Accessing hardware with dual-ported memory

Hardware devices with dual-ported memory may "pack" their respective fields on nonaligned boundaries.

For example, if we had a piece of hardware with the following layout, we'd have a problem:

Address Size Name
0x18000000 1 PKTTYPE
0x18000001 4 PKTCRC
0x18000005 2 PKTLEN

Let's see why.

The first field, PKTTYPE, is fine—it's a 1-byte field, which according to the rules could be located anywhere. But the second and third fields aren't fine. The second field, PKTCRC, is a 4-byte object, but it's not located on a 4-byte boundary (the address is not evenly divisible by 4). The third field, PKTLEN, suffers from a similar problem—it's a 2-byte field that's not on a 2-byte boundary.

The ideal solution would be for the hardware manufacturer to obey the same alignment rules that are present on the target processor, but this isn't always possible. For example, if the hardware presented a raw data buffer at certain memory locations, the hardware would have no idea how you wish to interpret the bytes present—it would simply manifest them in memory.

To access these fields, you'd make a set of manifest constants for their offsets:

#define PKTTYPE_OFF     0x0000
#define PKTCRC_OFF      0x0001
#define PKTLEN_OFF      0x0005

Then, you'd map the memory region via mmap_device_memory(). Let's say it gave you a char * pointer called ptr. Using this pointer, you'd be tempted to:

cr1 = *(ptr + PKTTYPE_OFF);
// wrong!
sr1 = * (uint32_t *) (ptr + PKTCRC_OFF);
er1 = * (uint16_t *) (ptr + PKTLEN_OFF);

However, this would give you an alignment fault on non-x86 processors for the sr1 and er1 lines.

One solution would be to manually assemble the data from the hardware, byte by byte. And that's exactly what the UNALIGNED_*() macros do. Here's the rewritten example:

cr1 = *(ptr + PKTTYPE_OFF);
// correct!
sr1 = UNALIGNED_RET32 (ptr + PKTCRC_OFF);
er1 = UNALIGNED_RET16 (ptr + PKTLEN_OFF);

The access for cr1 didn't change, because it was already an 8-bit variable—these are always "aligned." However, the access for the 16- and 32-bit variables now uses the macros.

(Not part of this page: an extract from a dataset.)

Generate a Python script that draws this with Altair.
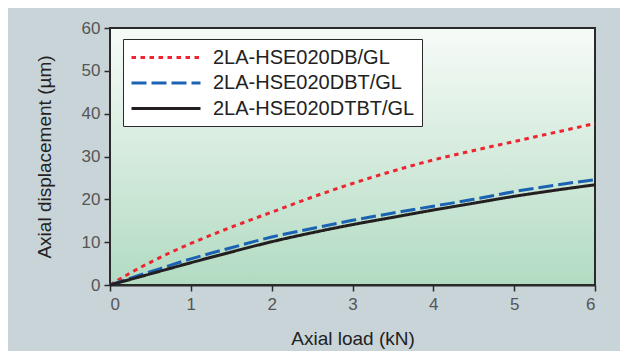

An implementation trick used here is to make the pointer that serves as the base for the mapped area by a char *—this lets us do pointer math on it.

To write to the hardware, you'd again use macros, but this time the UNALIGNED_PUT*() versions:

*(ptr + PKTTYPE_OFF) = cr1;
UNALIGNED_PUT32 (ptr + PKTCRC_OFF, sr1);
UNALIGNED_PUT16 (ptr + PKTLEN_OFF, er1);

Of course, if you're writing code that should be portable to different-endian processors, you'll want to combine the above tricks with the previous endian macros. Let's define the hardware as big-endian. In this example, we've decided that we're going to store everything that the program uses in host order and do translations whenever we touch the hardware:

cr1 = *(ptr + PKTTYPE_OFF);  // endian neutral
sr1 = ENDIAN_BE32 (UNALIGNED_RET32 (ptr + PKTCRC_OFF));
er1 = ENDIAN_BE16 (UNALIGNED_RET16 (ptr + PKTLEN_OFF));

And:

*(ptr + PKTTYPE_OFF) = cr1;  // endian neutral
UNALIGNED_PUT32 (ptr + PKTCRC_OFF, ENDIAN_BE32 (sr1));
UNALIGNED_PUT16 (ptr + PKTLEN_OFF, ENDIAN_BE16 (er1));

Here's a simple way to remember which ENDIAN_*() macro to use. Recall that the ENDIAN_*() macros won't change the data on their respective platforms (i.e. the LE macro will return the data unchanged on a little-endian platform, and the BE macro will return the data unchanged on a big-endian platform). Therefore, to access the data (which we know has a defined endianness), we effectively want to select the same macro as the type of data. This way, if the platform is the same as the type of data present, no changes will occur (which is what we expect).